This post is about two popular-mathematics books the I recently read:

### MY BRAIN IS OPEN: The Mathematical Journeys of Paul Erdős / Bruce Schechter

On one occasion, Erdős met a mathematician and asked him where he was from. “Vancouver,” the mathematician replied. “Oh, then you must know my good friend Elliot Mendelson”, Erdős said. The reply was “I AM your good friend Elliot Mendelson.”

Several years ago I read another biography of Erdős by Paul Hoffman, which was nice, though focused mainly on Erdős’s eccentricities. I think that Schechter’s biography would appeal more to mathematicians, since it consists of a lower dose of eccentricities and of a higher dose of details about the mathematical world. For example, it was very interesting to read about how a Hungarian mathematics journal for high school students helped in the nurturing of many great mathematicians, and about the events that led to the elementary proof for the prime number theorem by Selberg and Erdős. I definitely recommend this book.

For those who are looking for an even lower dose of eccentricities and more details about the mathematical world, I recommend the piece “In and Out of Hungary, Paul Erdös, His Friends, and Times” by László Babai. It can be found in volume 2 of Combinatorics, Paul Erdös is eighty, and it contains many details about the Hungarian mathematical world (and about 20-th century Hungarian history in general).

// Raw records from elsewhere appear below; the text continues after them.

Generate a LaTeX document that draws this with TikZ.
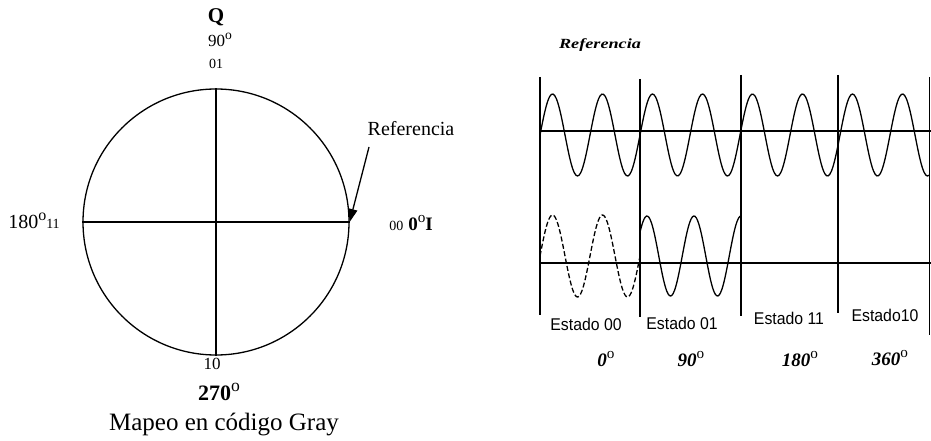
\documentclass[tikz,border=0pt]{standalone}
\usepackage{fontspec}
\setmainfont{Liberation Serif}
\newfontfamily\arialf{Liberation Sans}
\usetikzlibrary{arrows.meta}
\newcommand{\fsz}[1]{\fontsize{#1}{#1}\selectfont}
\newcommand{\dg}{\raisebox{0.42em}{\scalebox{0.8}{\upshape\mdseries o}}}
\tikzset{
  lbl/.style={inner sep=0pt, anchor=center},
  axisline/.style={line width=1.3pt},
  sepline/.style={line width=2.4pt},
  baseline/.style={line width=2pt},
  wave/.style={line width=1.3pt, smooth},
  dwave/.style={line width=1.3pt, smooth, dash pattern=on 5pt off 2.5pt},
  estado/.style={inner sep=0pt, font=\arialf\fsz{17}},
  ang/.style={inner sep=0pt, font=\bfseries\itshape\fsz{19}}
}
\begin{document}
\begin{tikzpicture}[x=1pt,y=-1pt]
\useasboundingbox (0,0) rectangle (931,441);
% ---- left: constellation circle
\node[circle, draw, line width=1.3pt, minimum size=266pt, inner sep=0pt] (C) at (216,222) {};
\draw[axisline] (C.north) -- (C.south);
\draw[axisline] (C.west) -- (C.east);
\node[lbl, font=\bfseries\fsz{21}] (Q) at (216,17) {Q};
\node[lbl, font=\fsz{17}] (n90) at (220,40) {90\dg};
\node[lbl, font=\fsz{14}] (c01) at (216,64) {01};
\node[lbl, font=\fsz{20}] (ref) at (411,129) {Referencia};
\coordinate (refstart) at (369,147);
\draw[line width=1.3pt, -{Triangle[length=13pt,width=9pt]}] (refstart) -- (C.east);
\node[lbl] (zero) at (411,223) {{\fsz{14}00}\ \ {\bfseries\fsz{19}0\dg I}};
\node[lbl, font=\fsz{20}] (n180) at (34,221) {180\dg{\fsz{14}11}};
\node[lbl, font=\fsz{17}] (c10) at (212,364) {10};
\node[lbl, font=\bfseries\fsz{22}] (n270) at (219,392) {270\dg};
\node[lbl, font=\fsz{25}] (title) at (224,425) {Mapeo en código Gray};
% ---- right: waveforms
\node[lbl, font=\bfseries\itshape\fsz{14}] (ref2) at (600,45) {\scalebox{1.3}[1]{Referencia}};
\coordinate (v1t) at (540,77);  \coordinate (v1b) at (540,315);
\coordinate (v2t) at (640,79);  \coordinate (v2b) at (640,317);
\coordinate (v3t) at (741,75);  \coordinate (v3b) at (741,316);
\coordinate (v4t) at (838,75);  \coordinate (v4b) at (838,313);
\coordinate (v5t) at (929,77);  \coordinate (v5b) at (929,335);
\draw[sepline] (v1t) -- (v1b);
\draw[sepline] (v2t) -- (v2b);
\draw[sepline] (v3t) -- (v3b);
\draw[sepline] (v4t) -- (v4b);
\draw[line width=0.8pt] (v5t) -- (v5b);
\coordinate (h1a) at (540,131); \coordinate (h1b) at (931,131);
\coordinate (h2a) at (540,263); \coordinate (h2b) at (931,263);
\draw[baseline] (h1a) -- (h1b);
\draw[baseline] (h2a) -- (h2b);
\draw[wave] plot[domain=540:929, samples=240] (\x, {135 - 41*sin(7.2*(\x-540))});
\draw[dwave] plot[domain=540:640, samples=80] (\x, {256 - 41*sin(7.2*(\x-540))});
\draw[wave] plot[domain=640:741, samples=80] (\x, {256 - 40*cos(7.6596*(\x-647))});
% labels
\node[estado] (e00) at (586,324) {\scalebox{0.93}[1]{Estado 00}};
\node[estado] (e01) at (682,323) {\scalebox{0.93}[1]{Estado 01}};
\node[estado] (e11) at (789,318) {\scalebox{0.93}[1]{Estado 11}};
\node[estado] (e10) at (885,315) {\scalebox{0.93}[1]{Estado10}};
\node[ang] (a0) at (606,359) {0\dg};
\node[ang] (a90) at (691,359) {90\dg};
\node[ang] (a180) at (800,359) {180\dg};
\node[ang] (a360) at (890,358) {360\dg};
\end{tikzpicture}
\end{document}
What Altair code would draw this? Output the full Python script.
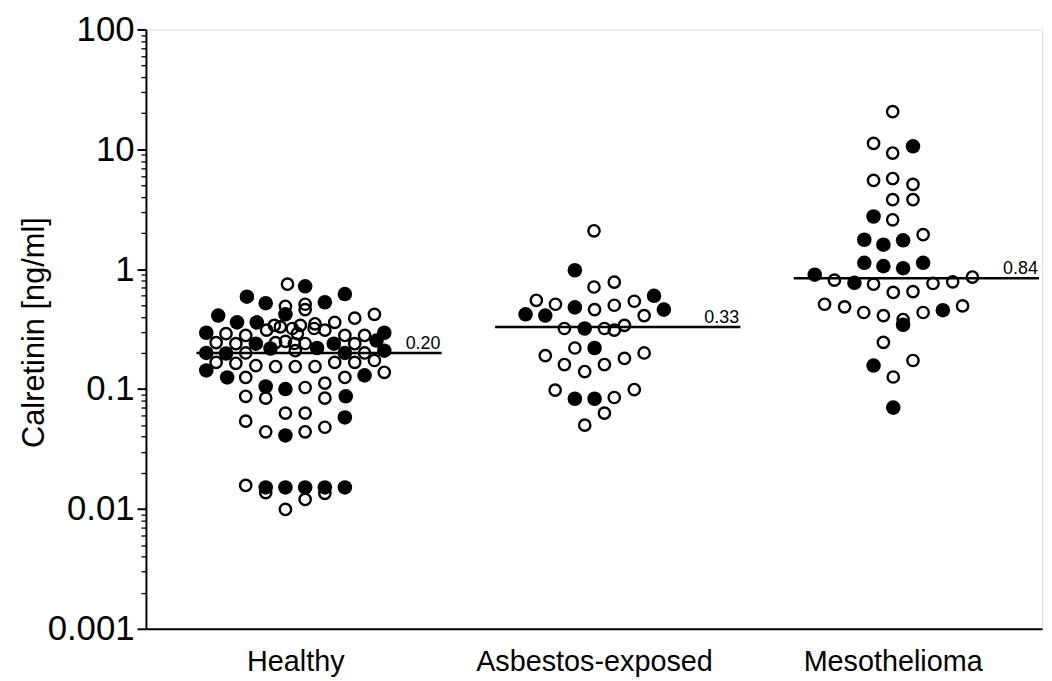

### Mathematical Cranks / Underwood Dudley

Represent heaven, the home of God, as a vector space of infinite dimension over some field known to god but unknown to us, in which the activities of God are quantifiable. Lengths will be measured (Revelation chapter 21 verse 15) in the usual way, as the square roots of the inner self-products of vectors (assuming heaven to be euclidean).